Grammy Noms: Big Sellers Still Rule

Nominations concert emphasizes live performances, largely ignores nominees.

Years ago, the National Academy of Recording Arts and Sciences decided that they wanted to mount an awards show that had more to do with performances than with awards.

Now they’re taking the next logical step, and mounting a nominations show in which the nominations aren’t all that important, either.

Wednesday night’s “Grammy Nominations Concert Live: Countdown to Music’s Biggest Night” extravaganza, the second installment of a show that was launched last year after decades of typical early-morning announcements, wasn’t really about who was up for the awards.

They may have been the ostensible reason for the show’s existence, but its focus was clearly on the Black Eyed Peas doing two more renditions of the annoyingly ubiquitous “I Gotta Feeling,” and Nick Jonas unveiling his new band, the Administration, and Maxwell turning the obligatory Michael Jackson tribute into a nice moment. It was about the pop stars onstage far more than it was about the pop stars on the lists that were occasionally read.

Of course, unlike, say, the Oscars, the Grammys have always had the luxury of picking and choosing what categories they want to show on the air; that’s a choice you have to make when you’ve got so many categories that there’s no possible way to fit them all on the air. So while a typical Grammy show may take three hours to hand out about a dozen awards, the nominations concert show took only one hour to announce the nominees in seven categories.

That’s seven categories out of 109. A grand total of 35 nominees had their names read on the air, while 512 didn’t.

As for what those nominations taught us, the biggest lesson was entirely predictable: After years of tinkering with the nominations process, bringing in blue ribbon committees in an attempt to assemble credible slates in the big categories, Grammy voters still go for sales more often than not.

Aside from the token rock bands in the Album of the Year and Record of the Year category – the Dave Matthews Band in the former category, and the significantly more apt Kings of Leon in the latter – the top nods were the province of the mainstream pop performers who rule our new “American Idol”-style pop universe: Beyonce, Taylor Swift, the Black Eyed Peas, Lady Gaga.

This wasn’t especially good news for Kanye West, who was shut out of the marquee categories even though he got six nominations. (Beyonce led with 10 nods, Swift had nine, and West, Maxwell and the Peas each had half a dozen.) Other folks who might have a gripe include U2 (nothing in the big categories) and Whitney Houston (nothing at all).

Overall, it was a conservative, mainstream list, full of women and full of big sellers. The kind of self-conscious diversifying that the Grammys sometimes embrace in the Album of the Year category was nowhere in sight, though it was slightly evident in the Best New Artist category, which included country (Zac Brown Band), R&B (Keri Hilson), psychedelic pop (MGMT), alternative rock (Silversun Pickups) and post-punk (the Ting Tings).

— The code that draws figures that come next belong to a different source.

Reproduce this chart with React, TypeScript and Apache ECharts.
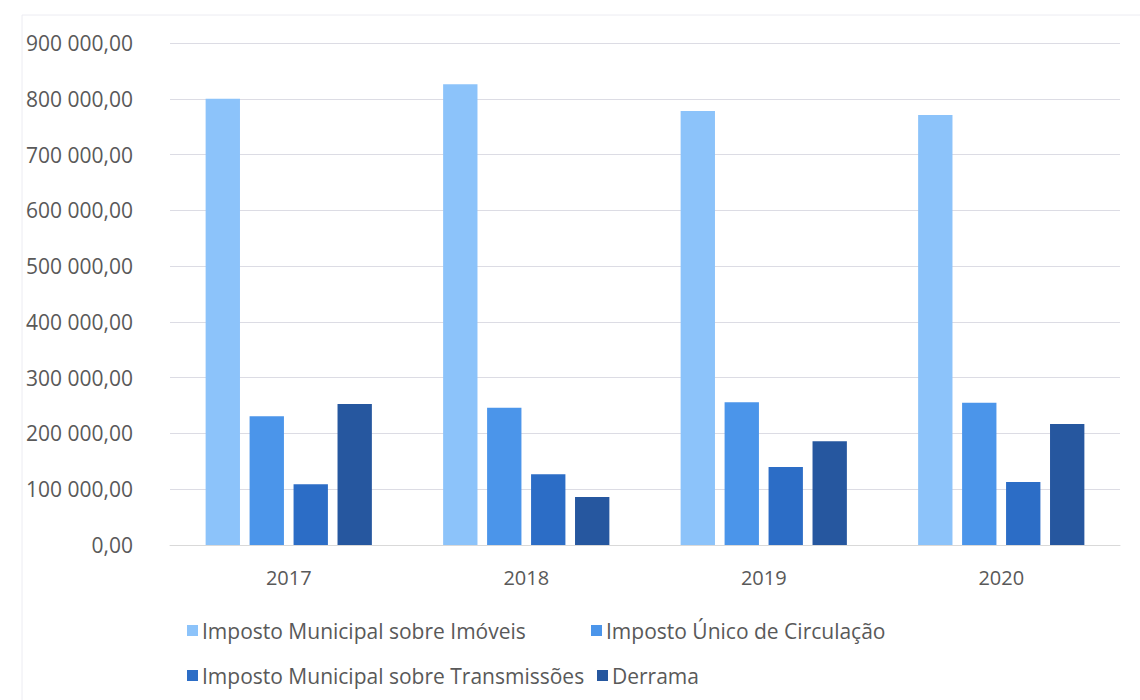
import React, { useEffect, useRef } from "react";
import * as echarts from "echarts";

const years = ["2017", "2018", "2019", "2020"];
const imi = [800000, 826000, 778000, 771000];
const iuc = [231000, 246000, 256000, 255000];
const imt = [109000, 127000, 140000, 113000];
const derrama = [253000, 86000, 186000, 217000];
const seriesNames = [
  "Imposto Municipal sobre Imóveis",
  "Imposto Único de Circulação",
  "Imposto Municipal sobre Transmissões",
  "Derrama",
];
const colors = ["#8CC3FA", "#4B95EA", "#2C6DC6", "#26579F"];

const FONT = "Open Sans";
const TXT = "#595959";

function fmt(v: number): string {
  const s = Math.round(v).toString().replace(/\B(?=(\d{3})+(?!\d))/g, " ");
  return s + ",00";
}

export default function App() {
  const ref = useRef<HTMLDivElement>(null);
  useEffect(() => {
    if (!ref.current) return;
    const chart = echarts.init(ref.current, undefined, { renderer: "svg" });
    const data = [imi, iuc, imt, derrama];
    const legendPos = [
      { left: 182, top: 615 },
      { left: 586, top: 615 },
      { left: 182, top: 660 },
      { left: 592, top: 660 },
    ];
    chart.setOption({
      animation: false,
      backgroundColor: "#ffffff",
      textStyle: { fontFamily: FONT },
      grid: { left: 170, right: 20, top: 43, bottom: 155, containLabel: false },
      legend: seriesNames.map((n, i) => ({
        data: [n],
        left: legendPos[i].left,
        top: legendPos[i].top,
        icon: "rect",
        itemWidth: 11,
        itemHeight: 11,
        itemGap: 4,
        textStyle: { color: TXT, fontSize: 21, fontFamily: FONT, padding: [0, 0, 0, -1] },
      })),
      xAxis: {
        type: "category",
        data: years,
        axisLine: { lineStyle: { color: "#d9d9d9" } },
        axisTick: { show: false },
        axisLabel: { color: TXT, fontSize: 20, margin: 22, fontFamily: FONT },
      },
      yAxis: {
        type: "value",
        min: 0,
        max: 900000,
        interval: 100000,
        axisLine: { show: false },
        axisTick: { show: false },
        splitLine: { lineStyle: { color: "#dcdce4" } },
        axisLabel: { color: TXT, fontSize: 21, margin: 37, fontFamily: FONT, formatter: fmt },
      },
      graphic: [
        {
          type: "rect",
          shape: { x: 22, y: 15, width: 1200, height: 800 },
          style: { fill: "none", stroke: "#ececf2", lineWidth: 1 },
          silent: true,
          z: -1,
        },
      ],
      series: data.map((d, i) => ({
        name: seriesNames[i],
        type: "bar",
        data: d,
        itemStyle: { color: colors[i] },
        barGap: "28%",
        barCategoryGap: "30%",
      })),
    });
    return () => chart.dispose();
  }, []);
  return (
    <div
      ref={ref}
      style={{ position: "fixed", left: 0, top: 0, width: 1140, height: 700 }}
    />
  );
}
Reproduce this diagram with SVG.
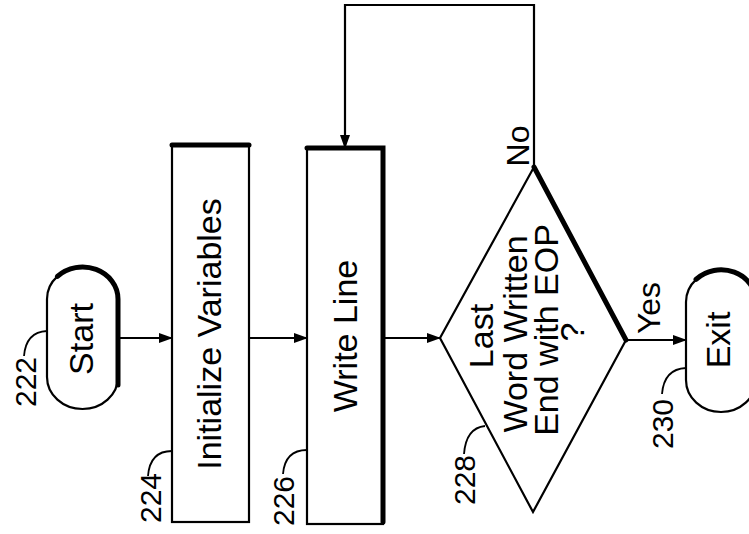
<svg xmlns="http://www.w3.org/2000/svg" width="749" height="534" viewBox="0 0 749 534">
<style>
.shape{fill:#fff;stroke:#000;stroke-width:2.2}
.shadow{fill:none;stroke:#000;stroke-width:5;stroke-linecap:round}
.line{fill:none;stroke:#000;stroke-width:2.2}
.lead{fill:none;stroke:#000;stroke-width:1.8}
.t{font-family:"Liberation Sans",Arial,sans-serif;font-size:34px;fill:#000;text-anchor:middle}
.n{font-family:"Liberation Sans",Arial,sans-serif;font-size:30px;fill:#000;text-anchor:middle}
.yn{font-family:"Liberation Sans",Arial,sans-serif;font-size:32px;fill:#000;text-anchor:middle}
</style>
<defs>
<marker id="arr" markerWidth="14" markerHeight="10" refX="13" refY="5" orient="auto" markerUnits="userSpaceOnUse">
<path d="M0,0 L14,5 L0,10 Z" fill="#000"/>
</marker>
</defs>
<rect width="749" height="534" fill="#fff"/>
<g id="connectors">
<line class="line" x1="118" y1="338" x2="172" y2="338" marker-end="url(#arr)"/>
<line class="line" x1="249" y1="338" x2="307" y2="338" marker-end="url(#arr)"/>
<line class="line" x1="383" y1="338" x2="440" y2="338" marker-end="url(#arr)"/>
<line class="line" x1="626" y1="340" x2="686" y2="340" marker-end="url(#arr)"/>
<polyline class="line" points="534,167 534,5 345,5 345,148" marker-end="url(#arr)"/>
<text class="yn" transform="translate(529,146) rotate(-90)">No</text>
<text class="yn" transform="translate(660,308) rotate(-90)">Yes</text>
</g>
<g id="n222">
<rect class="shape" x="47" y="267" width="71" height="142" rx="35.5" ry="32"/>
<path class="shadow" d="M57.4 276.4 A35.5 32 0 0 1 118 299 L118 385"/>
<text class="t" transform="translate(93,339) rotate(-90)">Start</text>
<path class="lead" d="M24 356 Q26 332 47 331"/>
<text class="n" transform="translate(36,382) rotate(-90)">222</text>
</g>
<g id="n224">
<rect class="shape" x="172" y="145" width="77" height="377"/>
<line class="shadow" x1="172" y1="145" x2="249" y2="145"/>
<text class="t" transform="translate(221,334) rotate(-90)">Initialize Variables</text>
<path class="lead" d="M148 476 Q150 451 172 451"/>
<text class="n" transform="translate(161,498) rotate(-90)">224</text>
</g>
<g id="n226">
<rect class="shape" x="307" y="148" width="76" height="376"/>
<path class="shadow" d="M307 148 L383 148 L383 522"/>
<text class="t" transform="translate(357,336) rotate(-90)">Write Line</text>
<path class="lead" d="M283 474 Q285 450 307 450"/>
<text class="n" transform="translate(294,501) rotate(-90)">226</text>
</g>
<g id="n228">
<polygon class="shape" points="440,338 534,167 626,340 533,512"/>
<line class="shadow" x1="534" y1="167" x2="626" y2="340"/>
<text class="t" transform="translate(493,336) rotate(-90)">Last</text>
<text class="t" transform="translate(527,334) rotate(-90)">Word Written</text>
<text class="t" transform="translate(558,330) rotate(-90)">End with EOP</text>
<text class="t" transform="translate(584,332) rotate(-90)">?</text>
<path class="lead" d="M464 454 Q466 428 485 426"/>
<text class="n" transform="translate(475,480) rotate(-90)">228</text>
</g>
<g id="n230">
<rect class="shape" x="686" y="270" width="70" height="142" rx="35" ry="32"/>
<path class="shadow" d="M696 279.4 A35 32 0 0 1 756 302 L756 385"/>
<text class="t" transform="translate(730,340) rotate(-90)">Exit</text>
<path class="lead" d="M662 394 Q664 369 686 368"/>
<text class="n" transform="translate(673,424) rotate(-90)">230</text>
</g>
</svg>
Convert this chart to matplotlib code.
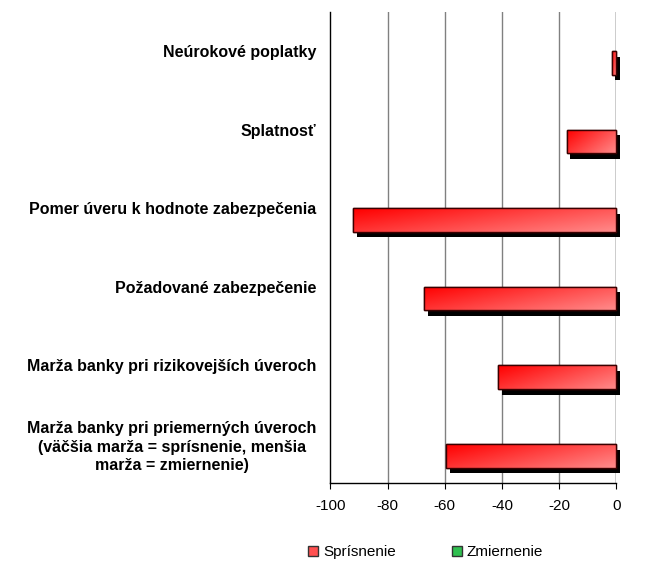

As usual, the nominations contained a few head-scratchers, including a big one in the Best Pop Performance by a Duo or Group with Vocal, which was announced on the air: Hall and Oates got a nod for the performance of their 34-year-old hit “Sara Smile” on their recent live album “Live at the Troubador.”

In fact, the list was curiously littered with old songs from live albums from the likes of Hall and Oates, Eric Clapton and Steve Winwood, Liza Minnelli, Jeff Beck, Michael Buble, Shawn Colvin …

But perhaps it makes sense that Grammy voters want to focus on live performances – after all, that’s certainly what their nominations program is built to do.